→ Dataset section:
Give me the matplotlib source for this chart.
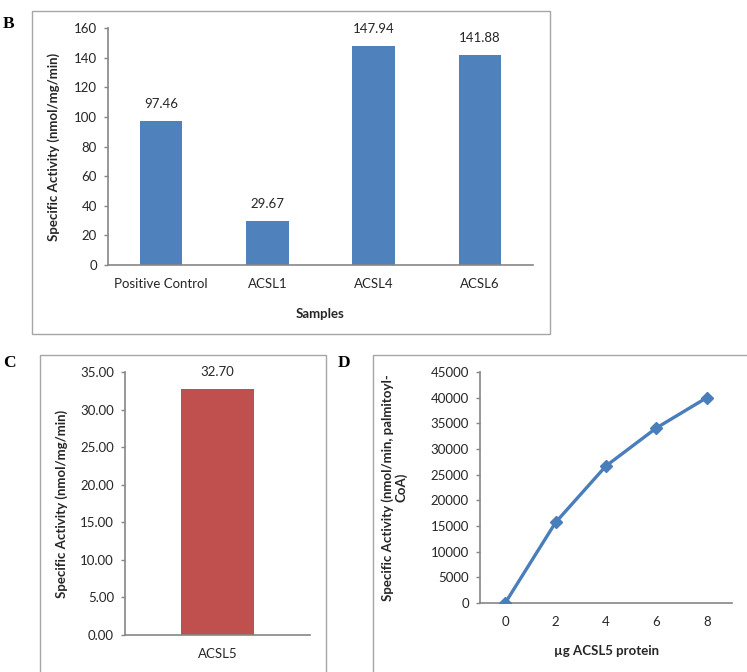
import matplotlib
matplotlib.use("Agg")
import matplotlib.pyplot as plt
from matplotlib.patches import Rectangle

plt.rcParams['font.family'] = ['Lato', 'DejaVu Sans']

# Data
b_categories = ["Positive Control", "ACSL1", "ACSL4", "ACSL6"]
b_values = [97.46, 29.67, 147.94, 141.88]
b_yticks = [0, 20, 40, 60, 80, 100, 120, 140, 160]

c_categories = ["ACSL5"]
c_values = [32.70]
c_yticks = [0, 5, 10, 15, 20, 25, 30, 35]

d_x_labels = ["0", "2", "4", "6", "8"]
d_values = [0, 15700, 26700, 34100, 40000]
d_yticks = [0, 5000, 10000, 15000, 20000, 25000, 30000, 35000, 40000, 45000]

W, H = 747, 672
fig = plt.figure(figsize=(W / 100, H / 100), dpi=100)


def rect(x0, y0, x1, y1):
    return [x0 / W, 1 - y1 / H, (x1 - x0) / W, (y1 - y0) / H]


def frame(x0, y0, x1, y1):
    fig.patches.append(Rectangle((x0 / W, 1 - y1 / H), (x1 - x0) / W, (y1 - y0) / H,
                                 transform=fig.transFigure, fill=False,
                                 edgecolor="#a6a6a6", linewidth=1.0))


AX_COL = "#868686"
TXT = "#262626"
FS = 9.5


def style(ax):
    for s in ["top", "right"]:
        ax.spines[s].set_visible(False)
    for s in ["left", "bottom"]:
        ax.spines[s].set_color(AX_COL)
        ax.spines[s].set_linewidth(1.2)
    ax.tick_params(axis="y", length=3, width=1, color=AX_COL, labelsize=FS,
                   labelcolor=TXT, pad=5)
    ax.tick_params(axis="x", length=0, labelsize=FS, labelcolor=TXT, pad=9)


# Frames
frame(32, 11, 550, 334)
frame(40, 355, 326, 700)
frame(373, 355, 780, 700)

# Panel letters
for lbl, x, y in [("B", 3, 28), ("C", 3, 367), ("D", 338, 367)]:
    fig.text(x / W, 1 - y / H, lbl, family="Liberation Serif", weight="bold",
             fontsize=12.5, ha="left", va="baseline")

# Panel B
axB = fig.add_axes(rect(108, 28, 533, 265))
xb = list(range(len(b_categories)))
axB.bar(xb, b_values, width=0.4, color="#4F81BD")
axB.set_xlim(-0.5, len(b_categories) - 0.5)
axB.set_ylim(0, 160)
axB.set_yticks(b_yticks)
axB.set_xticks(xb)
axB.set_xticklabels(b_categories)
style(axB)
for x, v in zip(xb, b_values):
    axB.annotate(f"{v:.2f}", (x, v), xytext=(0, 8), textcoords="offset points",
                 ha="center", va="bottom", fontsize=FS, color=TXT)
axB.set_xlabel("Samples", fontsize=FS, weight="bold", color=TXT)
axB.xaxis.set_label_coords(0.5, -0.18)
axB.set_ylabel("Specific Activity (nmol/mg/min)", fontsize=FS, weight="bold", color=TXT)
axB.yaxis.set_label_coords((60 - 108) / 425, 0.5)

# Panel C
axC = fig.add_axes(rect(125, 372, 310, 635))
xc = list(range(len(c_categories)))
axC.bar(xc, c_values, width=0.39, color="#C0504D")
axC.set_xlim(-0.5, 0.5)
axC.set_ylim(0, 35)
axC.set_yticks(c_yticks)
axC.set_yticklabels([f"{t:.2f}" for t in c_yticks])
axC.set_xticks(xc)
axC.set_xticklabels(c_categories)
style(axC)
for x, v in zip(xc, c_values):
    axC.annotate(f"{v:.2f}", (x, v), xytext=(0, 8), textcoords="offset points",
                 ha="center", va="bottom", fontsize=FS, color=TXT)
axC.set_ylabel("Specific Activity (nmol/mg/min)", fontsize=FS, weight="bold", color=TXT)
axC.yaxis.set_label_coords((68 - 125) / 185, 0.5)

# Panel D
axD = fig.add_axes(rect(480, 372, 732, 603))
xd = list(range(len(d_x_labels)))
axD.plot(xd, d_values, color="#4A7EBB", linewidth=2.4, marker="D", markersize=6.5,
         markerfacecolor="#4A7EBB", markeredgecolor="#4A7EBB")
axD.set_xlim(-0.5, len(d_x_labels) - 0.5)
axD.set_ylim(0, 45000)
axD.set_yticks(d_yticks)
axD.set_xticks(xd)
axD.set_xticklabels(d_x_labels)
style(axD)
for sp in axD.spines.values():
    sp.set_zorder(0)
axD.set_xlabel("µg ACSL5 protein", fontsize=FS, weight="bold", color=TXT)
axD.xaxis.set_label_coords(0.5, -0.18)
axD.set_ylabel("Specific Activity (nmol/min, palmitoyl-\nCoA)", fontsize=FS,
               weight="bold", color=TXT, linespacing=1.0)
axD.yaxis.set_label_coords((407 - 480) / 252, 0.5)

fig.savefig("out.png", dpi=100)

→ Given task: Except for the pictures, give all the material above again verbatim.

→ Result:
Give me the matplotlib source for this chart.
import matplotlib
matplotlib.use("Agg")
import matplotlib.pyplot as plt
from matplotlib.patches import Rectangle

plt.rcParams['font.family'] = ['Lato', 'DejaVu Sans']

# Data
b_categories = ["Positive Control", "ACSL1", "ACSL4", "ACSL6"]
b_values = [97.46, 29.67, 147.94, 141.88]
b_yticks = [0, 20, 40, 60, 80, 100, 120, 140, 160]

c_categories = ["ACSL5"]
c_values = [32.70]
c_yticks = [0, 5, 10, 15, 20, 25, 30, 35]

d_x_labels = ["0", "2", "4", "6", "8"]
d_values = [0, 15700, 26700, 34100, 40000]
d_yticks = [0, 5000, 10000, 15000, 20000, 25000, 30000, 35000, 40000, 45000]

W, H = 747, 672
fig = plt.figure(figsize=(W / 100, H / 100), dpi=100)


def rect(x0, y0, x1, y1):
    return [x0 / W, 1 - y1 / H, (x1 - x0) / W, (y1 - y0) / H]


def frame(x0, y0, x1, y1):
    fig.patches.append(Rectangle((x0 / W, 1 - y1 / H), (x1 - x0) / W, (y1 - y0) / H,
                                 transform=fig.transFigure, fill=False,
                                 edgecolor="#a6a6a6", linewidth=1.0))


AX_COL = "#868686"
TXT = "#262626"
FS = 9.5


def style(ax):
    for s in ["top", "right"]:
        ax.spines[s].set_visible(False)
    for s in ["left", "bottom"]:
        ax.spines[s].set_color(AX_COL)
        ax.spines[s].set_linewidth(1.2)
    ax.tick_params(axis="y", length=3, width=1, color=AX_COL, labelsize=FS,
                   labelcolor=TXT, pad=5)
    ax.tick_params(axis="x", length=0, labelsize=FS, labelcolor=TXT, pad=9)


# Frames
frame(32, 11, 550, 334)
frame(40, 355, 326, 700)
frame(373, 355, 780, 700)

# Panel letters
for lbl, x, y in [("B", 3, 28), ("C", 3, 367), ("D", 338, 367)]:
    fig.text(x / W, 1 - y / H, lbl, family="Liberation Serif", weight="bold",
             fontsize=12.5, ha="left", va="baseline")

# Panel B
axB = fig.add_axes(rect(108, 28, 533, 265))
xb = list(range(len(b_categories)))
axB.bar(xb, b_values, width=0.4, color="#4F81BD")
axB.set_xlim(-0.5, len(b_categories) - 0.5)
axB.set_ylim(0, 160)
axB.set_yticks(b_yticks)
axB.set_xticks(xb)
axB.set_xticklabels(b_categories)
style(axB)
for x, v in zip(xb, b_values):
    axB.annotate(f"{v:.2f}", (x, v), xytext=(0, 8), textcoords="offset points",
                 ha="center", va="bottom", fontsize=FS, color=TXT)
axB.set_xlabel("Samples", fontsize=FS, weight="bold", color=TXT)
axB.xaxis.set_label_coords(0.5, -0.18)
axB.set_ylabel("Specific Activity (nmol/mg/min)", fontsize=FS, weight="bold", color=TXT)
axB.yaxis.set_label_coords((60 - 108) / 425, 0.5)

# Panel C
axC = fig.add_axes(rect(125, 372, 310, 635))
xc = list(range(len(c_categories)))
axC.bar(xc, c_values, width=0.39, color="#C0504D")
axC.set_xlim(-0.5, 0.5)
axC.set_ylim(0, 35)
axC.set_yticks(c_yticks)
axC.set_yticklabels([f"{t:.2f}" for t in c_yticks])
axC.set_xticks(xc)
axC.set_xticklabels(c_categories)
style(axC)
for x, v in zip(xc, c_values):
    axC.annotate(f"{v:.2f}", (x, v), xytext=(0, 8), textcoords="offset points",
                 ha="center", va="bottom", fontsize=FS, color=TXT)
axC.set_ylabel("Specific Activity (nmol/mg/min)", fontsize=FS, weight="bold", color=TXT)
axC.yaxis.set_label_coords((68 - 125) / 185, 0.5)

# Panel D
axD = fig.add_axes(rect(480, 372, 732, 603))
xd = list(range(len(d_x_labels)))
axD.plot(xd, d_values, color="#4A7EBB", linewidth=2.4, marker="D", markersize=6.5,
         markerfacecolor="#4A7EBB", markeredgecolor="#4A7EBB")
axD.set_xlim(-0.5, len(d_x_labels) - 0.5)
axD.set_ylim(0, 45000)
axD.set_yticks(d_yticks)
axD.set_xticks(xd)
axD.set_xticklabels(d_x_labels)
style(axD)
for sp in axD.spines.values():
    sp.set_zorder(0)
axD.set_xlabel("µg ACSL5 protein", fontsize=FS, weight="bold", color=TXT)
axD.xaxis.set_label_coords(0.5, -0.18)
axD.set_ylabel("Specific Activity (nmol/min, palmitoyl-\nCoA)", fontsize=FS,
               weight="bold", color=TXT, linespacing=1.0)
axD.yaxis.set_label_coords((407 - 480) / 252, 0.5)

fig.savefig("out.png", dpi=100)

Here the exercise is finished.